No caso dos divórcios ou separações em que não existe um cenário tão maléfico quanto o da violência doméstica, será apenas a falta de amor? O perceber que o amor afinal não chega. Os meus amigos que já tomaram esta decisão, e que a tomaram por causa dos dias estranhos em que vivemos desde março, não falam da morte do amor, é um pouco pior ou constrangedor: é a falta de intimidade. Estar em casa com uma pessoa que, em teoria, escolhemos para ser a nossa mulher ou marido e, de repente, por circunstâncias adversas, ser confrontado com a falta de conversa deve ser deprimente.

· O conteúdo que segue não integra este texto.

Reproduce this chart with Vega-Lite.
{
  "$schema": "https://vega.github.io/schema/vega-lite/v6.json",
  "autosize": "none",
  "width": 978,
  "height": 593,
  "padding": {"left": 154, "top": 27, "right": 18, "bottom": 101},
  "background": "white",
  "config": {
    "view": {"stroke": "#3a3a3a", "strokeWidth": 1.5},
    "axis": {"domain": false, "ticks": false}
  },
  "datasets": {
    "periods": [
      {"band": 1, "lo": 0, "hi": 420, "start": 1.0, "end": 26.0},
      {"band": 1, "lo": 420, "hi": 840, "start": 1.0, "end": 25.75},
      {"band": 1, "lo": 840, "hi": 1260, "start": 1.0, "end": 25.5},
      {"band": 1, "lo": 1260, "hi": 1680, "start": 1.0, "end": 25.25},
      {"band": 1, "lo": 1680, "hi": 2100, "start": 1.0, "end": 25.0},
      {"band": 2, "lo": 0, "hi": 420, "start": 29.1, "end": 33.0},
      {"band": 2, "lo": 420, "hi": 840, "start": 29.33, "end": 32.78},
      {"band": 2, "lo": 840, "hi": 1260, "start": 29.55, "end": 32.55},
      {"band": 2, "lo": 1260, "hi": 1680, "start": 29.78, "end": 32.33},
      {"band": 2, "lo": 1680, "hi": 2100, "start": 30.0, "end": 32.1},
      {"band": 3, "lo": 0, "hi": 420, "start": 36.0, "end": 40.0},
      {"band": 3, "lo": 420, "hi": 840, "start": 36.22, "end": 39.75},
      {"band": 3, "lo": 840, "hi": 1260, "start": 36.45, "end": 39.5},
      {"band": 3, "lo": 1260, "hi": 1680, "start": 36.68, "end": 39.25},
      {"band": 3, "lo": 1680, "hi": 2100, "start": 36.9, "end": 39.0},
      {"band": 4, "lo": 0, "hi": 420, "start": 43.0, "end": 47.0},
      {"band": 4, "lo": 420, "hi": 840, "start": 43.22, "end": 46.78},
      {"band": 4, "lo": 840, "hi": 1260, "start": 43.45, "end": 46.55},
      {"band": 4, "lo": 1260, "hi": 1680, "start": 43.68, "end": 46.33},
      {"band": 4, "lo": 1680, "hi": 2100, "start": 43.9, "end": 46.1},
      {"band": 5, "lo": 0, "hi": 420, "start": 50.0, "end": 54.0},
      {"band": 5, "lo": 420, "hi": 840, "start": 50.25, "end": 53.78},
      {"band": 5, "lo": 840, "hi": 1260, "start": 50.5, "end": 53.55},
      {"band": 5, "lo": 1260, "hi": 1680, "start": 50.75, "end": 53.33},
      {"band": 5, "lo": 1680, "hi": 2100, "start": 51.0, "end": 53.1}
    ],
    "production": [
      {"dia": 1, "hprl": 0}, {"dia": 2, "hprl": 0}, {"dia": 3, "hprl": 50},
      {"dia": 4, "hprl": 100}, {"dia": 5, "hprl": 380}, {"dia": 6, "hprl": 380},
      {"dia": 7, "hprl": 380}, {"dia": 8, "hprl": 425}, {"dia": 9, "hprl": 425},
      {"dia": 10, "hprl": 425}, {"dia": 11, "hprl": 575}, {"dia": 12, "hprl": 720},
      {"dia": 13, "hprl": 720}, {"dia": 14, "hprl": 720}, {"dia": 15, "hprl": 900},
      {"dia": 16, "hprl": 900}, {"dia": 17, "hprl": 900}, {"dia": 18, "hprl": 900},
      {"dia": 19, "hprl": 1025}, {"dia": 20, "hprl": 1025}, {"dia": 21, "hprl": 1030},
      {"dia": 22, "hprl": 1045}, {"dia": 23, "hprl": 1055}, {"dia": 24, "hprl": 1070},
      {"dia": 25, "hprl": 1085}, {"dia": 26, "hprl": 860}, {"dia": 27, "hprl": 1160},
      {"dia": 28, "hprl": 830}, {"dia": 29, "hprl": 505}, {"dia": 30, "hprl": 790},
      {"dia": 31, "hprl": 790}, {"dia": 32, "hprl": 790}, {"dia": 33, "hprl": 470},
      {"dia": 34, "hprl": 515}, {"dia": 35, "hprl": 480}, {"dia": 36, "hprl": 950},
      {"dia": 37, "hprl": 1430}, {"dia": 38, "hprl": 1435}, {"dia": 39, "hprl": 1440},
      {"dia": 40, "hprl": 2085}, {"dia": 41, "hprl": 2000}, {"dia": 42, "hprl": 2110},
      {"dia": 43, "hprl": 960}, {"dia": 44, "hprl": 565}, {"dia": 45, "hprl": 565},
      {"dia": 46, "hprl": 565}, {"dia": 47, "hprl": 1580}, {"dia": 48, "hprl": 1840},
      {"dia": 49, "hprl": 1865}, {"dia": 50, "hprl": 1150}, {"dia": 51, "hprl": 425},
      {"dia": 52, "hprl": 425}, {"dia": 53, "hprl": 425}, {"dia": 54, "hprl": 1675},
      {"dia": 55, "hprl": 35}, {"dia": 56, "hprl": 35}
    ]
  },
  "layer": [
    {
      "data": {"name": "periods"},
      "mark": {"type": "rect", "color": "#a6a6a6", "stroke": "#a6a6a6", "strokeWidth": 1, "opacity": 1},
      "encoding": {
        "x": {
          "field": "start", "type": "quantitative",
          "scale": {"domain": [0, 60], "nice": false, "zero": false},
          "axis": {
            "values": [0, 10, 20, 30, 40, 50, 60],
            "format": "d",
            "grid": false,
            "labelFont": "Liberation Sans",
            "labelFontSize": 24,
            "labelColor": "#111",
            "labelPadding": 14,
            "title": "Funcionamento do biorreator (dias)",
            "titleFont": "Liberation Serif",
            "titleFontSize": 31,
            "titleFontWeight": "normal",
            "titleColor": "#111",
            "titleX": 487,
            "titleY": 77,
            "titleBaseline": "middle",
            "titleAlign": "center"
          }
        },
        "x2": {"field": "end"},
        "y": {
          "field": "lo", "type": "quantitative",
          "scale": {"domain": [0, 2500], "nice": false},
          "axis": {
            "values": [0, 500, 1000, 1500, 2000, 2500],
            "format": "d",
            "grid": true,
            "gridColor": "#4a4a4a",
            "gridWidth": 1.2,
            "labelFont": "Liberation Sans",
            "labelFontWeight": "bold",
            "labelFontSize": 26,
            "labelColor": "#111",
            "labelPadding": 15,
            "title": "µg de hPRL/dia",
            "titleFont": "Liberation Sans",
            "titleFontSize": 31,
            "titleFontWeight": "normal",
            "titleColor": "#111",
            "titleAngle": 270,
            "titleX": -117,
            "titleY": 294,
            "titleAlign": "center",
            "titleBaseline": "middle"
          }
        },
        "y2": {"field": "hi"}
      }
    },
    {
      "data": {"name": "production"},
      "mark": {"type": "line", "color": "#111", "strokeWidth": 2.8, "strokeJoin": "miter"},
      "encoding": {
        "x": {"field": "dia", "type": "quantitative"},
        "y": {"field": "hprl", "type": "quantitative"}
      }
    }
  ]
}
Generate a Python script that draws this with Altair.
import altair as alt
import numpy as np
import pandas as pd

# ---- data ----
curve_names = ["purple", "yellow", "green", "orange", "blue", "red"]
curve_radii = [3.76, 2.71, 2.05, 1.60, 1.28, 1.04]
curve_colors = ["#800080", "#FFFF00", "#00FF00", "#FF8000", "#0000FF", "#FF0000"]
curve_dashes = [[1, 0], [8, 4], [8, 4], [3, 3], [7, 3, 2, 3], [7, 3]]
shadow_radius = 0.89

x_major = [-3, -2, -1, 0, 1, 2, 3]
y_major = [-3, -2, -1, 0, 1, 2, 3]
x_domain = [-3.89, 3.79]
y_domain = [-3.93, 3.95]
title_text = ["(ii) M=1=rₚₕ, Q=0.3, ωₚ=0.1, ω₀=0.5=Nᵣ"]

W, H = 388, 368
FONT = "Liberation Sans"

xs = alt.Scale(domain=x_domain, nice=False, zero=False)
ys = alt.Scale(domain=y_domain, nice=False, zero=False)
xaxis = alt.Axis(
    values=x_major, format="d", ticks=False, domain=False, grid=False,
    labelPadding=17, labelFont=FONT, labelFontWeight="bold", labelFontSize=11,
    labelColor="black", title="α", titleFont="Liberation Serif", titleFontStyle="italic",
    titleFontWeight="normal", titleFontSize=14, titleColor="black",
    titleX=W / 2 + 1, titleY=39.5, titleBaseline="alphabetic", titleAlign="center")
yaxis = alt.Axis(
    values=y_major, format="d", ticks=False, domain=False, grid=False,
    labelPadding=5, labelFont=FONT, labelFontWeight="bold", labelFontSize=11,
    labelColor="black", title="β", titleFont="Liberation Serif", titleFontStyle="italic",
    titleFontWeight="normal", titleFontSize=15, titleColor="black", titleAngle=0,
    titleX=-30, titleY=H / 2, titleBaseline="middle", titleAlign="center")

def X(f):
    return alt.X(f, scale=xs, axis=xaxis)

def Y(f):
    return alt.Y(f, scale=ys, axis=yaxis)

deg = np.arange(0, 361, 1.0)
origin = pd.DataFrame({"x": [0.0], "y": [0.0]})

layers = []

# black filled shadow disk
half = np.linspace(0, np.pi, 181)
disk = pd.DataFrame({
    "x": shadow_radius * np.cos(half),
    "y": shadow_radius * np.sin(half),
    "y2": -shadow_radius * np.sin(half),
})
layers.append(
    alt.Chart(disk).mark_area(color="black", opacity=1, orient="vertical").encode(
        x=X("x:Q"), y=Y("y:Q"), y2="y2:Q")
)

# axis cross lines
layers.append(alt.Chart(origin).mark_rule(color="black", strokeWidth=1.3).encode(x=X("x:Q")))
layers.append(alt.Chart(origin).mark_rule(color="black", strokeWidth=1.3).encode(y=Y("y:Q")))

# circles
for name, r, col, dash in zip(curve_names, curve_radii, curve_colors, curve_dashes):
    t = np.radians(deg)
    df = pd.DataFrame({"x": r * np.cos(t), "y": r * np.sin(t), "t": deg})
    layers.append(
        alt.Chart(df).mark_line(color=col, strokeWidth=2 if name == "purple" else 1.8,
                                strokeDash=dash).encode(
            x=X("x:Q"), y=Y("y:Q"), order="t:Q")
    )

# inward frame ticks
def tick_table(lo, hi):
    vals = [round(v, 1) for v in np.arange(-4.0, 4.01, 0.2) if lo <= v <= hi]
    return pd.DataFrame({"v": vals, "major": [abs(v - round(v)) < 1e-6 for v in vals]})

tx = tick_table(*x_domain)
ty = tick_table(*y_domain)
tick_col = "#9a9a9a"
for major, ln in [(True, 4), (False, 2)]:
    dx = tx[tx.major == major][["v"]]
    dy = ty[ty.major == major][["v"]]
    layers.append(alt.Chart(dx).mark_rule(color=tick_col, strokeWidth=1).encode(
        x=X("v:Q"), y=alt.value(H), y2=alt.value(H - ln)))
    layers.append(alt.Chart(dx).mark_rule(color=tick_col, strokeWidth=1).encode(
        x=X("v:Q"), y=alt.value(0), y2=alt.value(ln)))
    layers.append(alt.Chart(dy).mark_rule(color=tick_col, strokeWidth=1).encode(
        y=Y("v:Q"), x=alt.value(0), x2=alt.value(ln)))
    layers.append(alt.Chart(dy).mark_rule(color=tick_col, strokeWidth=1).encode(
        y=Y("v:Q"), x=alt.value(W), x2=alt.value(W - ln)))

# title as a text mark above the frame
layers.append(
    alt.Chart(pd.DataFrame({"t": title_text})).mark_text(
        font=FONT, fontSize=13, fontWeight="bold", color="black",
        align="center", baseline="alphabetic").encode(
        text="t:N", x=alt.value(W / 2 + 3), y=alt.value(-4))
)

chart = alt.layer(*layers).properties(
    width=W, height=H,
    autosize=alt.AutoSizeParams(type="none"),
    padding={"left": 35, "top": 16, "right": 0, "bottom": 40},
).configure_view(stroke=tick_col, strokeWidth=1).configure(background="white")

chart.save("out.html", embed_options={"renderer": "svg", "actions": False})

A minha amiga disse-me uma frase que retive: “Não somos íntimos, afinal não o conheço”. Talvez possa ser exagero, cada caso será um caso, mas pergunto-me até que ponto camuflamos a nossa triste vida conjugal ou amorosa, como queiram, com o trabalho, os afazeres, as obrigações e não encaramos o que está à nossa frente por pura preguiça ou comodismo ou, pior um pouco, porque não nos consideramos merecedores de uma vida melhor.

Uma das grandes lições deste tempo infeliz é que a vida pode ser mais simples, quem sabe se não deve ser mais simples, o dever é um verbo mais categórico, e também é curta e inesperada. Voltamos à minha frase habitual, vais morrer, não sabes quando, onde queres desperdiçar as tuas energias? E com quem? Este tempo que vivemos obriga-nos a fazer uma limpeza nos afectos e perceber quem é e quem não é importante.